そして、障害者の実体験に基づく弁論の方がわかりやすく人の心に響くんだよね。と、ポツリと漏らした先生たちに、わたしはモヤモヤした。

 と、言うことは、わたしを含めた他のクラス代表たちは、どんなに雄弁に語ろうとも、運動機能に全く不便ない生活を送っている時点で勝ち目は無かった。と、言うことにならないか?
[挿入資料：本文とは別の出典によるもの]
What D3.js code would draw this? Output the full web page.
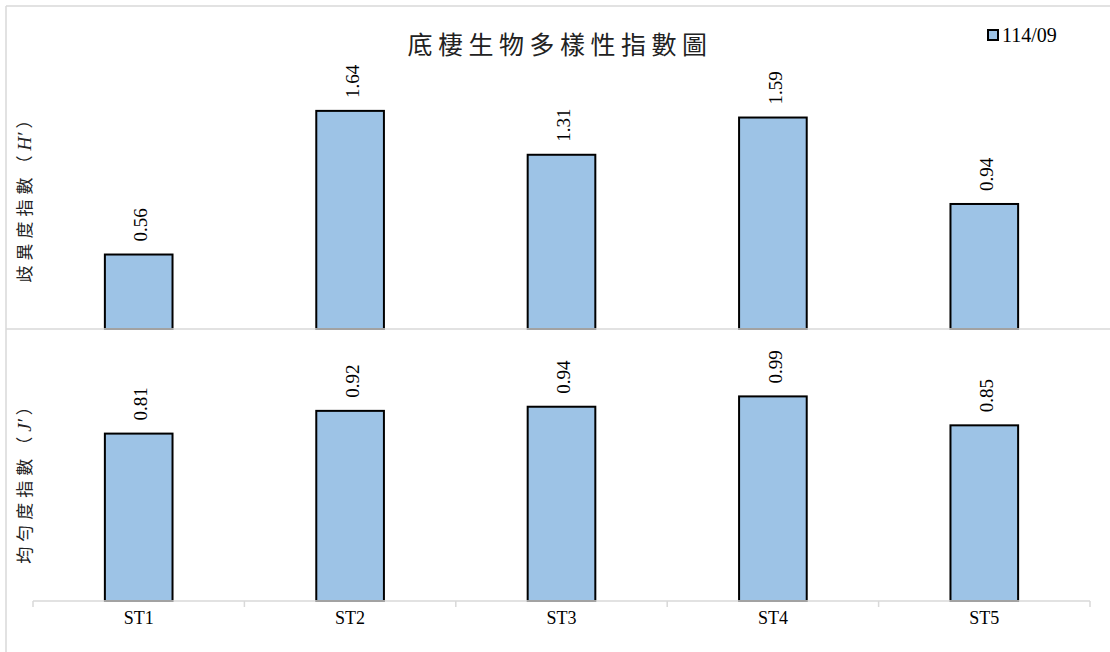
<!DOCTYPE html>
<html>
<head>
<meta charset="utf-8">
<script src="https://cdn.jsdelivr.net/npm/d3@7"></script>
<style>
  body { margin: 0; background: #fff; }
  svg { display: block; }
</style>
</head>
<body>
<svg class="chart"></svg>
<script>
const stations = ['ST1', 'ST2', 'ST3', 'ST4', 'ST5'];
const diversityH = [0.56, 1.64, 1.31, 1.59, 0.94];
const evennessJ = [0.81, 0.92, 0.94, 0.99, 0.85];
const seriesName = '114/09';
const chartTitle = '底棲生物多樣性指數圖';

const width = 1110;
const height = 652;
const serif = '"Liberation Serif", "Times New Roman", serif';
const cjk = '"Noto Sans CJK TC", "Noto Sans CJK SC", sans-serif';
const barFill = '#9dc3e6';

const svg = d3.select('.chart')
  .attr('width', width)
  .attr('height', height);

// frame lines
svg.append('line')
  .attr('x1', 6).attr('x2', 6).attr('y1', 6).attr('y2', height)
  .attr('stroke', '#d9d9d9').attr('stroke-width', 1.5);
svg.append('line')
  .attr('x1', 6).attr('x2', width).attr('y1', 6).attr('y2', 6)
  .attr('stroke', '#d9d9d9').attr('stroke-width', 1.5);

const x = d3.scaleBand()
  .domain(stations)
  .range([33, 1090])
  .paddingInner(0.68)
  .paddingOuter(0.34);

const yTop = d3.scaleLinear().domain([0, 2]).range([329, 63]);
const yBot = d3.scaleLinear().domain([0, 1.2]).range([601, 353]);

function panel(values, y) {
  const g = svg.append('g');
  g.selectAll('rect')
    .data(values)
    .join('rect')
    .attr('x', (d, i) => x(stations[i]))
    .attr('y', d => y(d))
    .attr('width', x.bandwidth())
    .attr('height', d => y(0) - y(d))
    .attr('fill', barFill)
    .attr('stroke', '#000')
    .attr('stroke-width', 2);

  g.selectAll('text')
    .data(values)
    .join('text')
    .attr('transform', (d, i) =>
      `translate(${x(stations[i]) + x.bandwidth() / 2 + 2},${y(d) - 13}) rotate(-90)`)
    .attr('dy', '0.35em')
    .attr('font-family', serif)
    .attr('font-size', 19)
    .attr('fill', '#000')
    .text(d => d.toFixed(2));
}

panel(diversityH, yTop);
panel(evennessJ, yBot);

// separator between panels
svg.append('line')
  .attr('x1', 6).attr('x2', width)
  .attr('y1', yTop(0)).attr('y2', yTop(0))
  .attr('stroke', '#d9d9d9').attr('stroke-width', 1.5);

// bottom category axis
const xAxis = svg.append('g')
  .attr('transform', `translate(0,${yBot(0)})`);
xAxis.append('line')
  .attr('x1', 33).attr('x2', 1090)
  .attr('stroke', '#d9d9d9').attr('stroke-width', 1.5);
const bounds = d3.range(stations.length + 1).map(i => 33 + i * (1057 / stations.length));
xAxis.selectAll('.tick')
  .data(bounds)
  .join('line')
  .attr('class', 'tick')
  .attr('x1', d => d).attr('x2', d => d)
  .attr('y1', 0).attr('y2', 6)
  .attr('stroke', '#d9d9d9').attr('stroke-width', 1.5);
xAxis.selectAll('text')
  .data(stations)
  .join('text')
  .attr('x', d => x(d) + x.bandwidth() / 2)
  .attr('y', 23)
  .attr('text-anchor', 'middle')
  .attr('font-family', serif)
  .attr('font-size', 18)
  .attr('fill', '#000')
  .text(d => d);

// title
svg.append('text')
  .attr('x', 560)
  .attr('y', 54)
  .attr('text-anchor', 'middle')
  .attr('font-family', cjk)
  .attr('font-size', 25)
  .attr('letter-spacing', 5.5)
  .attr('fill', '#222')
  .text(chartTitle);

// y titles
function yTitle(label, sym, cy) {
  const t = svg.append('text')
    .attr('transform', `translate(25,${cy}) rotate(-90)`)
    .attr('text-anchor', 'middle')
    .attr('dy', '0.35em')
    .attr('font-family', cjk)
    .attr('font-size', 17)
    .attr('fill', '#222');
  t.append('tspan').attr('letter-spacing', 5).text(label + '（');
  t.append('tspan')
    .attr('font-family', serif)
    .attr('font-style', 'italic')
    .attr('font-size', 19)
    .text(sym);
  t.append('tspan').attr('dx', 4).text('）');
}
yTitle('歧異度指數', 'H\u2032', 197);
yTitle('均勻度指數', 'J\u2032', 481);

// legend
const legend = svg.append('g').attr('transform', 'translate(988,30)');
legend.append('rect')
  .attr('width', 10).attr('height', 10)
  .attr('fill', barFill)
  .attr('stroke', '#000').attr('stroke-width', 2);
legend.append('text')
  .attr('x', 14).attr('y', 12)
  .attr('font-family', serif)
  .attr('font-size', 20)
  .attr('fill', '#000')
  .text(seriesName);
</script>
</body>
</html>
 確かに、おっしゃる通り、障害者であることでわたしたちには想像もつかない悩みや辛いことがたくさんあるだろう。
 でも、悩みの形や角度は違うかもしれないが、わたしたちも同じくらい悩みがあったし、頭を掻き乱したり、何かを蹴飛ばしたり、叫びたくなる位、どうしようも無い、どうしたらいいかわからない気持ちがあった。
 同じじゃないのかな、障害をもつ彼も、わたしたちも。そう、思った。 
 と、同時に、障害者である彼の主張は先生たちには全くもって届かなかったんだと感じて、更にモヤモヤした。
 だって、彼の弁論の内容は、特別視される事に対して嫌悪を抱くという内容だったはずだったから。

 わたしはたぶん、その時生まれて初めて
「そうですね」と、愛想笑いをした。

 人はどこか欠けてるところがあったりする。
先生たちは多分わたしたちに対する「配慮」が欠けていた。そして、そういう事ができなくなるのを「盲目」という。

だから、わたしはその時、そんな風に選ばれた彼を、少し気の毒に思った。

 そんな事もあり、わたしの人生で最初で最後の弁論大会スピーチは、モヤモヤしたまま終わりを迎え、正直、自分の弁論の内容も友人関係もどっちでも良くなっていた。
 でも、おかげさまで、結託した友人たちには十二分に伝わったようで、バツの悪そうな顔して頭を下げてきた。当然、わたしにも悪いところがあり、そんな事になったのだろうから。と、表向きは、もう気にしないよ。と、言っておいた。
 ただ、わたしも性格が反り返っているので、卒業するまで、それ以降も、元のようには彼らを見ることはできなかった。
 少しだけ時間が経ってから、当時唯一中立でいてくれた、とある友人が、どうして彼らがわたしを攻撃しはじめたのか、本当の理由こっそりと教えてくれた。どうやら、結託友人団の中心人物(団長とよぼう)の好きな人が、わたしのことを気に入っているという事を知り嫉妬したことが発端だった。

 とんでもなく迷惑、とばっちりなお話であり、なんとも中学生らしい、ばかばかしい理由だったが、おかげで弁論大会のネタにできたので、今思えば、面白い体験だったなあ。と、思う。

 ついでに言えば、あの時、優勝しないで本当に良かった。こんなこと大きな声で大勢の前で叫びたくない(笑)
 だから、彼には申し訳ないが、先生の気持ちを引きつけてくれて、いまでも感謝している。